This topic describes the flashback technology of Zettabyte File System (ZFS) that is supported by ApsaraDB RDS for PostgreSQL. After you specify your Elastic Compute Service (ECS) instance as a backup of your ApsaraDB RDS for PostgreSQL instance, ZFS allows your ECS instance to synchronize data from your RDS instance and invoke the cron tool to quickly create snapshots at fixed intervals. If your RDS instance becomes faulty, you can use the snapshots on the ECS instance to restore your RDS instance within seconds.
Background information
ZFS is a dynamic file management system that offers features and benefits not found in other file systems available today. ZFS uses the concept of storage pools to manage physical storage devices. This allows ZFS to aggregate physical storage devices into a storage pool. The storage pool describes the characteristics of physical storage devices. These characteristics include device layout and data redundancy. The storage pool also acts as an arbitrary data store from which file systems can be created. File systems are no longer constrained to individual physical devices. In addition, file systems provided with individual physical devices can be shared in the storage pool.

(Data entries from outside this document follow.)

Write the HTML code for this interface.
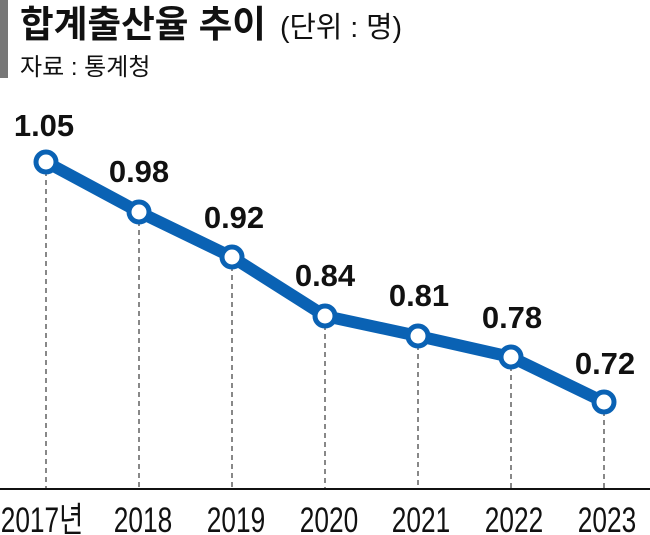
<!DOCTYPE html><html><head><meta charset="utf-8"><style>body{margin:0;background:#fff}svg{display:block}</style></head><body>
<svg width="650" height="535" xmlns="http://www.w3.org/2000/svg">
<rect x="0" y="0" width="8" height="78" fill="#777"/>
<text x="20" y="37" font-family="Liberation Sans, Noto Sans CJK KR, sans-serif" font-size="37" font-weight="bold" fill="#111" textLength="246" lengthAdjust="spacingAndGlyphs">합계출산율 추이</text>
<text x="280" y="37" font-family="Liberation Sans, Noto Sans CJK KR, sans-serif" font-size="29" fill="#111" textLength="122" lengthAdjust="spacingAndGlyphs">(단위 : 명)</text>
<text x="20" y="75" font-family="Liberation Sans, Noto Sans CJK KR, sans-serif" font-size="24" fill="#111">자료 : 통계청</text>
<line x1="0" y1="489" x2="650" y2="489" stroke="#111" stroke-width="2"/>
<g stroke="#111" stroke-width="1" stroke-dasharray="5,4">
<line x1="46" y1="162" x2="46" y2="489"/><line x1="139" y1="212" x2="139" y2="489"/><line x1="232" y1="257" x2="232" y2="489"/><line x1="325" y1="316" x2="325" y2="489"/><line x1="418" y1="336" x2="418" y2="489"/><line x1="511" y1="357" x2="511" y2="489"/><line x1="604" y1="402" x2="604" y2="489"/>
</g>
<polyline points="46,162 139,212 232,257 325,316 418,336 511,357 604,402" fill="none" stroke="#0a62b4" stroke-width="12" stroke-linejoin="round"/>
<g fill="#fff" stroke="#0a62b4" stroke-width="5">
<circle cx="46" cy="162" r="10"/><circle cx="139" cy="212" r="10"/><circle cx="232" cy="257" r="10"/><circle cx="325" cy="316" r="10"/><circle cx="418" cy="336" r="10"/><circle cx="511" cy="357" r="10"/><circle cx="604" cy="402" r="10"/>
</g>
<g font-family="Liberation Sans, sans-serif" font-size="31" font-weight="bold" fill="#111" text-anchor="middle">
<text x="44" y="136">1.05</text><text x="139" y="182">0.98</text><text x="234" y="228">0.92</text><text x="325" y="286">0.84</text><text x="419" y="306">0.81</text><text x="512" y="328">0.78</text><text x="605" y="374">0.72</text>
</g>
<g font-family="Liberation Sans, Noto Sans CJK KR, sans-serif" font-size="35" fill="#111" text-anchor="middle">
<text x="42" y="532" transform="translate(42,0) scale(0.75,1) translate(-42,0)">2017년</text>
<text x="143" y="532" transform="translate(143,0) scale(0.75,1) translate(-143,0)">2018</text>
<text x="236" y="532" transform="translate(236,0) scale(0.75,1) translate(-236,0)">2019</text>
<text x="329" y="532" transform="translate(329,0) scale(0.75,1) translate(-329,0)">2020</text>
<text x="421" y="532" transform="translate(421,0) scale(0.75,1) translate(-421,0)">2021</text>
<text x="514" y="532" transform="translate(514,0) scale(0.75,1) translate(-514,0)">2022</text>
<text x="607" y="532" transform="translate(607,0) scale(0.75,1) translate(-607,0)">2023</text>
</g>
</svg>
</body></html>
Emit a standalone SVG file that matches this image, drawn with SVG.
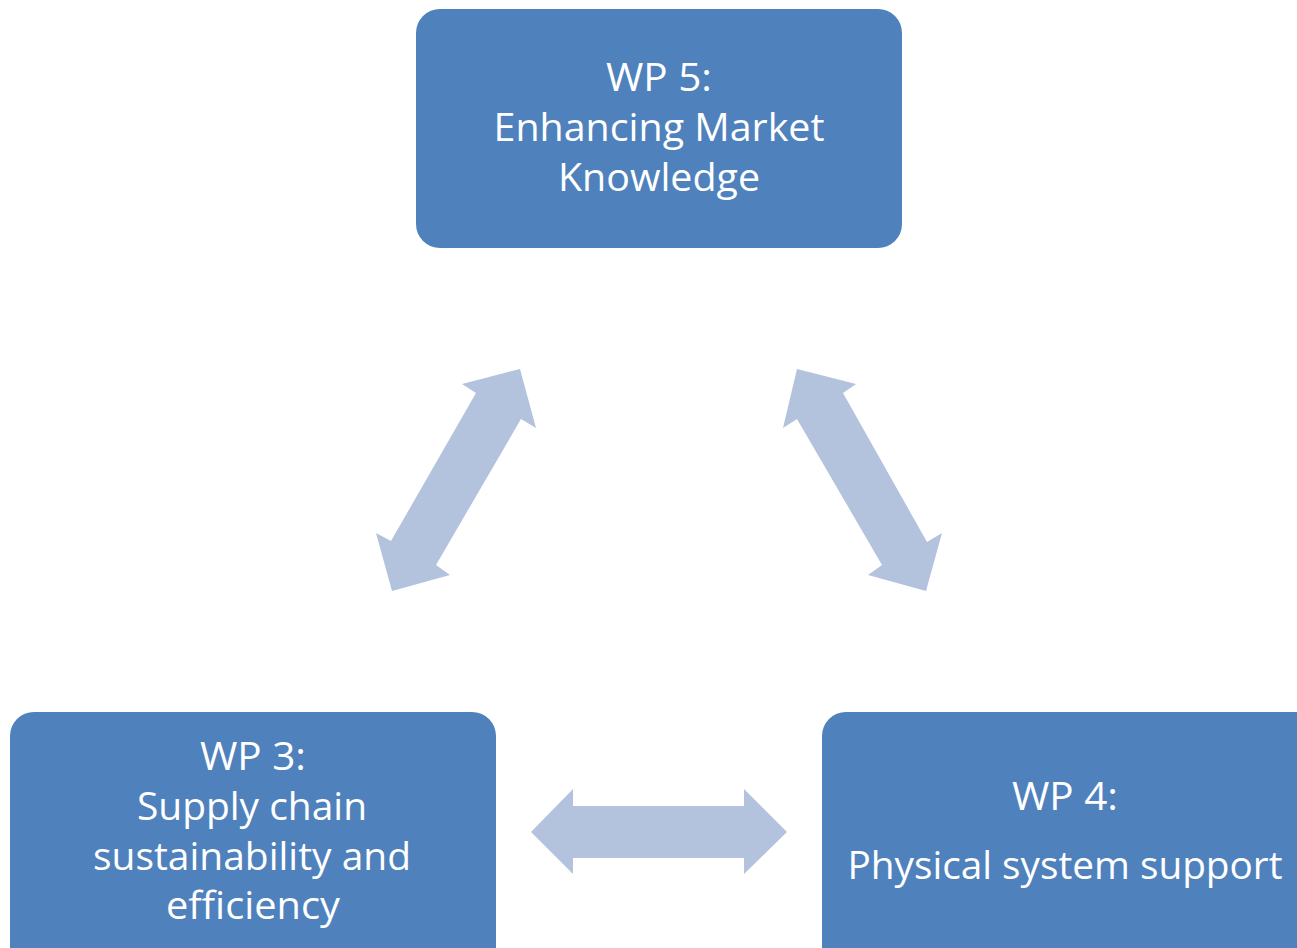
<svg xmlns="http://www.w3.org/2000/svg" width="1297" height="948" viewBox="0 0 1297 948">
<style>
.box{fill:#4F81BD}
.arr{fill:#B3C2DD}
text{font-family:"Open Sans","Noto Sans","Liberation Sans",sans-serif;font-size:38px;fill:#FFFFFF;text-anchor:middle}
</style>
<rect width="1297" height="948" fill="#FFFFFF"/>
<g id="connectors">
<polygon class="arr" points="520,369 536,428 521,419 436,565 450,575 392,591 376,533 391,541 476,393 462,384"/>
<polygon class="arr" points="797,369 856,384 843,393 927,542 942,533 926,591 868,575 882,565 797,419 783,428"/>
<polygon class="arr" points="531,832 573,789 573,806 744,806 744,789 787,832 744,874 744,858 573,858 573,874"/>
</g>
<g id="wp5">
<rect class="box" x="416" y="9" width="486" height="239" rx="24"/>
<text x="659" y="91" textLength="106" lengthAdjust="spacingAndGlyphs">WP 5:</text>
<text x="659" y="141" textLength="331" lengthAdjust="spacingAndGlyphs">Enhancing Market</text>
<text x="659" y="191" textLength="202" lengthAdjust="spacingAndGlyphs">Knowledge</text>
</g>
<g id="wp3">
<rect class="box" x="10" y="712" width="486" height="260" rx="24"/>
<text x="253" y="770" textLength="106" lengthAdjust="spacingAndGlyphs">WP 3:</text>
<text x="252" y="820" textLength="230" lengthAdjust="spacingAndGlyphs">Supply chain</text>
<text x="252" y="870" textLength="318" lengthAdjust="spacingAndGlyphs">sustainability and</text>
<text x="253" y="919" textLength="174" lengthAdjust="spacingAndGlyphs">efficiency</text>
</g>
<g id="wp4">
<rect class="box" x="822" y="712" width="500" height="260" rx="24"/>
<text x="1065" y="810" textLength="106" lengthAdjust="spacingAndGlyphs">WP 4:</text>
<text x="1065" y="879" textLength="435" lengthAdjust="spacingAndGlyphs">Physical system support</text>
</g>
</svg>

ZFS uses the copy on write technique to manage data. When you write new data, the block that contains the original data is retained. This allows ZFS to store all of the data that is required to create snapshots. You can use the data to create snapshots in seconds. In addition, ZFS allows modifications to a file to be shared among file systems and their snapshots. This allows you to optimize the storage usage of ZFS snapshots.
These features of ZFS allow you to find the latest snapshot. You can use the latest snapshot to restore data in the event of faults or disasters.
Preparations
Create a suitable ECS instance. For more information, see Creation methods. We recommend that your ECS instance have the same zone, virtual private cloud (VPC), and vSwitch as your RDS instance. This ensures fast communication between these instances over an internal network. If you require cross-region disaster recovery, create a Cloud Enterprise Network (CEN) instance. For more information, see Use CEN to enable intra-region network communication.
Configure a whitelist to grant your ECS instance access to your RDS instance. For more information, see Configure an IP address whitelist.
Create a snapshot
Connect to your ECS instance. For more information, see Connection method overview.
Install ZFS.
wget http://download.zfsonlinux.org/epel/zfs-release.el7_7.noarch.rpm sudo rpm -ivh zfs-release.el7_7.noarch.rpm sudo yum install https://dl.fedoraproject.org/pub/epel/epel-release-latest-7.noarch.rpm sudo yum install -y "kernel-devel-uname-r == $(uname -r)" zfs
Modify the rc.local file.
vi /etc/rc.local /sbin/modprobe zfs sudo chmod +x /etc/rc.local
Test ZFS. After you verify that ZFS is running as expected, restart your ECS instance.
modprobe zfs zpool list no pools available reboot
Install PostgreSQL 12 on your ECS instance.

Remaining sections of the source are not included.